_What the task asks_. Make an exact copy of the entries below with the pictures removed.
========================================
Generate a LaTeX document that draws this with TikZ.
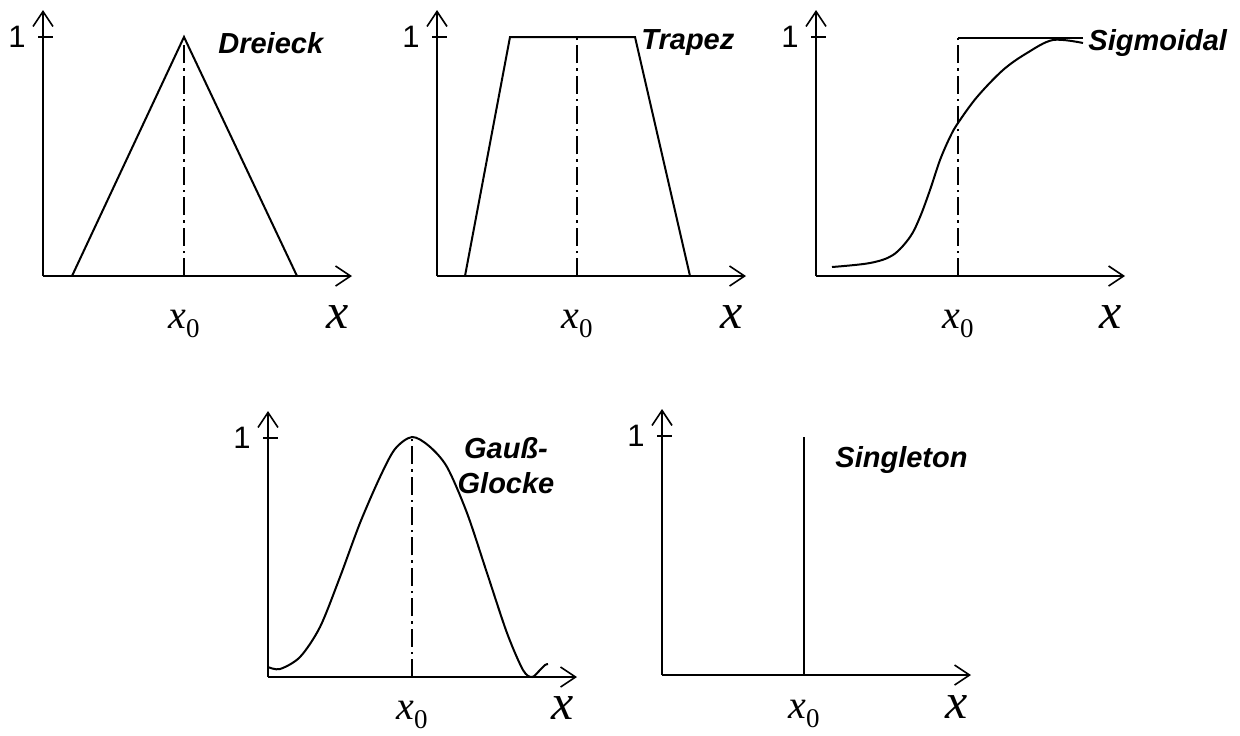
\documentclass[tikz,border=0pt]{standalone}
\usepackage{fontspec}
\setmainfont{Liberation Sans}
\newfontfamily\tnr{Liberation Serif}
\usetikzlibrary{arrows.meta}

\tikzset{
  achse/.style={line width=0.8pt, -{Straight Barb[length=7.5pt,width=10pt]}},
  strich/.style={line width=0.8pt},
  kurve/.style={line width=1pt},
  mitte/.style={line width=0.6pt, dash pattern=on 9pt off 2.5pt on 1.2pt off 2.5pt},
  typ/.style={font=\fontsize{14.5}{17.5}\selectfont\bfseries\itshape, inner sep=0pt},
  eins/.style={font=\fontsize{15.5}{17}\selectfont, inner sep=0pt},
  xnull/.style={font=\fontsize{20}{22}\selectfont\tnr\itshape, anchor=base, inner sep=0pt},
  xgross/.style={font=\fontsize{25}{26}\selectfont\tnr\itshape, anchor=base, inner sep=0pt}
}

% Achsen, Markierung 1 und Beschriftung x0 / x
\newcommand{\achsen}[3]{%
  \draw[achse] (0,0) -- (309,0);
  \draw[achse] (0,0) -- (0,266);
  \draw[strich] (-5,239) -- (10,239);
  \node[eins] (#1eins) at (-26,239) {1};
  \node[xnull] (#1xnull) at (#2,#3) {x{\upshape\fontsize{13.5}{14}\selectfont\raisebox{-4.5pt}{0}}};
  \node[xgross] (#1x) at (295,#3) {x};
}

\begin{document}
\begin{tikzpicture}[x=0.5pt, y=0.5pt]
\useasboundingbox (0,0) rectangle (1240,-735);
% Dreieck
\begin{scope}[shift={(43,-276)}]
  \achsen{drei}{141}{-52}
  \draw[mitte] (141,0) -- (141,239);
  \draw[kurve] (29,0) -- (141,239) -- (254,0);
  \node[typ, anchor=west] (dreieck) at (175,233) {Dreieck};
\end{scope}
% Trapez
\begin{scope}[shift={(437,-276)}]
  \achsen{trap}{140}{-52}
  \draw[mitte] (140,0) -- (140,239);
  \draw[kurve] (28,0) -- (73,239) -- (198,239) -- (253,0);
  \node[typ, anchor=west] (trapez) at (204,233) {Trapez};
\end{scope}
% Sigmoidal
\begin{scope}[shift={(816,-276)}]
  \achsen{sig}{142}{-52}
  \draw[mitte] (142,0) -- (142,238);
  \draw[kurve] (142,238) -- (267,238);
  \draw[kurve] plot[smooth, tension=0.55] coordinates {(16,9) (54,13) (77,21) (94,39) (104,59)
    (114,86) (124,116) (134,139) (142,153) (161,179) (187,206) (211,223) (237,236) (267,233)};
  \node[typ, anchor=west] (sigmoidal) at (272,233) {Sigmoidal};
\end{scope}
% Gauss-Glocke
\begin{scope}[shift={(268,-677)}]
  \achsen{gauss}{144}{-42}
  \draw[mitte] (144,0) -- (144,240);
  \draw[kurve] plot[smooth, tension=0.5] coordinates {(0,10) (12,8) (32,20) (52,50) (72,100)
    (92,154) (112,200) (127,228) (144,240) (161,231) (179,210) (199,164) (219,104) (239,44)
    (255,7) (264,0) (272,7) (277,12) (280,13)};
  \node[typ, align=center] (glocke) at (238,211) {Gauß-\\Glocke};
\end{scope}
% Singleton
\begin{scope}[shift={(662,-675)}]
  \achsen{single}{142}{-43}
  \draw[kurve] (142,0) -- (142,238);
  \node[typ, anchor=west] (singleton) at (173,215) {Singleton};
\end{scope}
\end{tikzpicture}
\end{document}
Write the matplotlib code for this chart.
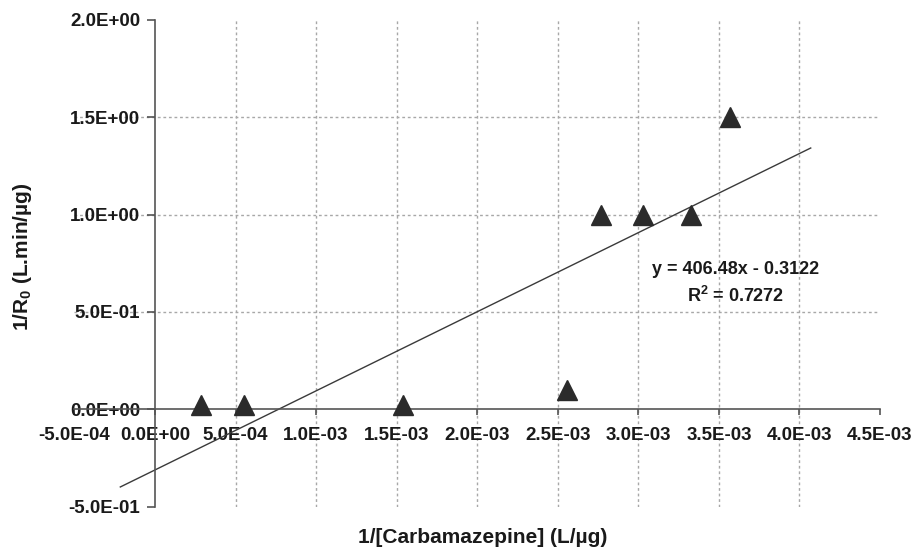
import numpy as np
import matplotlib
matplotlib.use('Agg')
import matplotlib.pyplot as plt
from matplotlib.ticker import FuncFormatter

plt.rcParams['font.family'] = ['Liberation Sans', 'DejaVu Sans']
plt.rcParams['font.weight'] = 'bold'
plt.rcParams['mathtext.fontset'] = 'custom'
plt.rcParams['mathtext.rm'] = 'Liberation Sans:bold'
plt.rcParams['mathtext.bf'] = 'Liberation Sans:bold'
plt.rcParams['mathtext.default'] = 'bf'

# inverse carbamazepine concentration (L/ug) vs inverse initial rate
inv_conc = [2.85e-4, 5.5e-4, 1.54e-3, 2.56e-3, 2.77e-3, 3.03e-3, 3.33e-3, 3.57e-3]
inv_rate = [0.02, 0.02, 0.02, 0.10, 1.0, 1.0, 1.0, 1.5]

# Excel-style linear trendline, as printed on the chart
slope = 406.48
intercept = -0.3122
forecast = 5e-4  # forward / backward extension of the trendline

xticks = np.arange(-5e-4, 4.5e-3 + 1e-9, 5e-4)
yticks = np.arange(-0.5, 2.0 + 1e-9, 0.5)


def sci(v, pos=None):
    s = '%.1E' % v
    if abs(v) < 1e-12:
        s = '0.0E+00'
    return s


fig = plt.figure(figsize=(9.14, 5.49), dpi=100)
ax = fig.add_axes([0.0814, 0.0774, 0.8814, 0.8862])

ax.set_xlim(-5e-4, 4.5e-3)
ax.set_ylim(-0.5, 2.0)

# grid (only inner ticks, like the original)
for xv in xticks[2:-1]:
    ax.axvline(xv, color='#a8a8a8', lw=1.0, ls=(0, (2, 2)), zorder=0)
for yv in yticks[2:-1]:
    ax.axhline(yv, color='#a8a8a8', lw=1.0, ls=(0, (2, 2)), zorder=0)

# trendline
xl = np.array([min(inv_conc) - forecast, max(inv_conc) + forecast])
ax.plot(xl, slope * xl + intercept, color='#3a3a3a', lw=1.0, zorder=2)

ax.plot(inv_conc, inv_rate, '^', ms=14, color='#2b2b2b', mec='#2b2b2b', zorder=3, clip_on=False)

# axis trickery: cross at the origin
ax.spines['left'].set_position(('data', 0))
ax.spines['bottom'].set_position(('data', 0))
ax.spines['top'].set_color('none')
ax.spines['right'].set_color('none')
for sp in ('left', 'bottom'):
    ax.spines[sp].set_color('#555555')
    ax.spines[sp].set_linewidth(1.2)

ax.set_xticks(xticks)
ax.set_yticks(yticks)
ax.xaxis.set_major_formatter(FuncFormatter(sci))
ax.yaxis.set_major_formatter(FuncFormatter(sci))
ax.tick_params(axis='both', direction='out', width=1.2, color='#555555',
               labelsize=13.5, labelcolor='#1a1a1a')
ax.tick_params(axis='x', length=4, pad=9)
ax.tick_params(axis='y', length=5.5, pad=5)

ax.text(3.604e-3, 0.718, 'y = 406.48x - 0.3122', ha='center', va='center',
        fontsize=13, fontweight='bold', color='#1a1a1a')
ax.text(3.604e-3, 0.58, 'R$^2$ = 0.7272', ha='center', va='center',
        fontsize=13, fontweight='bold', color='#1a1a1a')

ax.set_xlabel('1/[Carbamazepine] (L/µg)', fontsize=15, fontweight='bold',
              color='#1a1a1a', va='center')
ax.xaxis.set_label_coords(0.507, -0.0627)
ax.set_ylabel('1/R$_0$ (L.min/µg)', fontsize=15, fontweight='bold',
              color='#1a1a1a', va='center', ha='center')
ax.yaxis.set_label_coords(-0.065, 0.513)

fig.savefig('out.png', dpi=100)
========================================
_Task response_.
Generate a LaTeX document that draws this with TikZ.
\documentclass[tikz,border=0pt]{standalone}
\usepackage{fontspec}
\setmainfont{Liberation Sans}
\newfontfamily\tnr{Liberation Serif}
\usetikzlibrary{arrows.meta}

\tikzset{
  achse/.style={line width=0.8pt, -{Straight Barb[length=7.5pt,width=10pt]}},
  strich/.style={line width=0.8pt},
  kurve/.style={line width=1pt},
  mitte/.style={line width=0.6pt, dash pattern=on 9pt off 2.5pt on 1.2pt off 2.5pt},
  typ/.style={font=\fontsize{14.5}{17.5}\selectfont\bfseries\itshape, inner sep=0pt},
  eins/.style={font=\fontsize{15.5}{17}\selectfont, inner sep=0pt},
  xnull/.style={font=\fontsize{20}{22}\selectfont\tnr\itshape, anchor=base, inner sep=0pt},
  xgross/.style={font=\fontsize{25}{26}\selectfont\tnr\itshape, anchor=base, inner sep=0pt}
}

% Achsen, Markierung 1 und Beschriftung x0 / x
\newcommand{\achsen}[3]{%
  \draw[achse] (0,0) -- (309,0);
  \draw[achse] (0,0) -- (0,266);
  \draw[strich] (-5,239) -- (10,239);
  \node[eins] (#1eins) at (-26,239) {1};
  \node[xnull] (#1xnull) at (#2,#3) {x{\upshape\fontsize{13.5}{14}\selectfont\raisebox{-4.5pt}{0}}};
  \node[xgross] (#1x) at (295,#3) {x};
}

\begin{document}
\begin{tikzpicture}[x=0.5pt, y=0.5pt]
\useasboundingbox (0,0) rectangle (1240,-735);
% Dreieck
\begin{scope}[shift={(43,-276)}]
  \achsen{drei}{141}{-52}
  \draw[mitte] (141,0) -- (141,239);
  \draw[kurve] (29,0) -- (141,239) -- (254,0);
  \node[typ, anchor=west] (dreieck) at (175,233) {Dreieck};
\end{scope}
% Trapez
\begin{scope}[shift={(437,-276)}]
  \achsen{trap}{140}{-52}
  \draw[mitte] (140,0) -- (140,239);
  \draw[kurve] (28,0) -- (73,239) -- (198,239) -- (253,0);
  \node[typ, anchor=west] (trapez) at (204,233) {Trapez};
\end{scope}
% Sigmoidal
\begin{scope}[shift={(816,-276)}]
  \achsen{sig}{142}{-52}
  \draw[mitte] (142,0) -- (142,238);
  \draw[kurve] (142,238) -- (267,238);
  \draw[kurve] plot[smooth, tension=0.55] coordinates {(16,9) (54,13) (77,21) (94,39) (104,59)
    (114,86) (124,116) (134,139) (142,153) (161,179) (187,206) (211,223) (237,236) (267,233)};
  \node[typ, anchor=west] (sigmoidal) at (272,233) {Sigmoidal};
\end{scope}
% Gauss-Glocke
\begin{scope}[shift={(268,-677)}]
  \achsen{gauss}{144}{-42}
  \draw[mitte] (144,0) -- (144,240);
  \draw[kurve] plot[smooth, tension=0.5] coordinates {(0,10) (12,8) (32,20) (52,50) (72,100)
    (92,154) (112,200) (127,228) (144,240) (161,231) (179,210) (199,164) (219,104) (239,44)
    (255,7) (264,0) (272,7) (277,12) (280,13)};
  \node[typ, align=center] (glocke) at (238,211) {Gauß-\\Glocke};
\end{scope}
% Singleton
\begin{scope}[shift={(662,-675)}]
  \achsen{single}{142}{-43}
  \draw[kurve] (142,0) -- (142,238);
  \node[typ, anchor=west] (singleton) at (173,215) {Singleton};
\end{scope}
\end{tikzpicture}
\end{document}
Write the matplotlib code for this chart.
import numpy as np
import matplotlib
matplotlib.use('Agg')
import matplotlib.pyplot as plt
from matplotlib.ticker import FuncFormatter

plt.rcParams['font.family'] = ['Liberation Sans', 'DejaVu Sans']
plt.rcParams['font.weight'] = 'bold'
plt.rcParams['mathtext.fontset'] = 'custom'
plt.rcParams['mathtext.rm'] = 'Liberation Sans:bold'
plt.rcParams['mathtext.bf'] = 'Liberation Sans:bold'
plt.rcParams['mathtext.default'] = 'bf'

# inverse carbamazepine concentration (L/ug) vs inverse initial rate
inv_conc = [2.85e-4, 5.5e-4, 1.54e-3, 2.56e-3, 2.77e-3, 3.03e-3, 3.33e-3, 3.57e-3]
inv_rate = [0.02, 0.02, 0.02, 0.10, 1.0, 1.0, 1.0, 1.5]

# Excel-style linear trendline, as printed on the chart
slope = 406.48
intercept = -0.3122
forecast = 5e-4  # forward / backward extension of the trendline

xticks = np.arange(-5e-4, 4.5e-3 + 1e-9, 5e-4)
yticks = np.arange(-0.5, 2.0 + 1e-9, 0.5)


def sci(v, pos=None):
    s = '%.1E' % v
    if abs(v) < 1e-12:
        s = '0.0E+00'
    return s


fig = plt.figure(figsize=(9.14, 5.49), dpi=100)
ax = fig.add_axes([0.0814, 0.0774, 0.8814, 0.8862])

ax.set_xlim(-5e-4, 4.5e-3)
ax.set_ylim(-0.5, 2.0)

# grid (only inner ticks, like the original)
for xv in xticks[2:-1]:
    ax.axvline(xv, color='#a8a8a8', lw=1.0, ls=(0, (2, 2)), zorder=0)
for yv in yticks[2:-1]:
    ax.axhline(yv, color='#a8a8a8', lw=1.0, ls=(0, (2, 2)), zorder=0)

# trendline
xl = np.array([min(inv_conc) - forecast, max(inv_conc) + forecast])
ax.plot(xl, slope * xl + intercept, color='#3a3a3a', lw=1.0, zorder=2)

ax.plot(inv_conc, inv_rate, '^', ms=14, color='#2b2b2b', mec='#2b2b2b', zorder=3, clip_on=False)

# axis trickery: cross at the origin
ax.spines['left'].set_position(('data', 0))
ax.spines['bottom'].set_position(('data', 0))
ax.spines['top'].set_color('none')
ax.spines['right'].set_color('none')
for sp in ('left', 'bottom'):
    ax.spines[sp].set_color('#555555')
    ax.spines[sp].set_linewidth(1.2)

ax.set_xticks(xticks)
ax.set_yticks(yticks)
ax.xaxis.set_major_formatter(FuncFormatter(sci))
ax.yaxis.set_major_formatter(FuncFormatter(sci))
ax.tick_params(axis='both', direction='out', width=1.2, color='#555555',
               labelsize=13.5, labelcolor='#1a1a1a')
ax.tick_params(axis='x', length=4, pad=9)
ax.tick_params(axis='y', length=5.5, pad=5)

ax.text(3.604e-3, 0.718, 'y = 406.48x - 0.3122', ha='center', va='center',
        fontsize=13, fontweight='bold', color='#1a1a1a')
ax.text(3.604e-3, 0.58, 'R$^2$ = 0.7272', ha='center', va='center',
        fontsize=13, fontweight='bold', color='#1a1a1a')

ax.set_xlabel('1/[Carbamazepine] (L/µg)', fontsize=15, fontweight='bold',
              color='#1a1a1a', va='center')
ax.xaxis.set_label_coords(0.507, -0.0627)
ax.set_ylabel('1/R$_0$ (L.min/µg)', fontsize=15, fontweight='bold',
              color='#1a1a1a', va='center', ha='center')
ax.yaxis.set_label_coords(-0.065, 0.513)

fig.savefig('out.png', dpi=100)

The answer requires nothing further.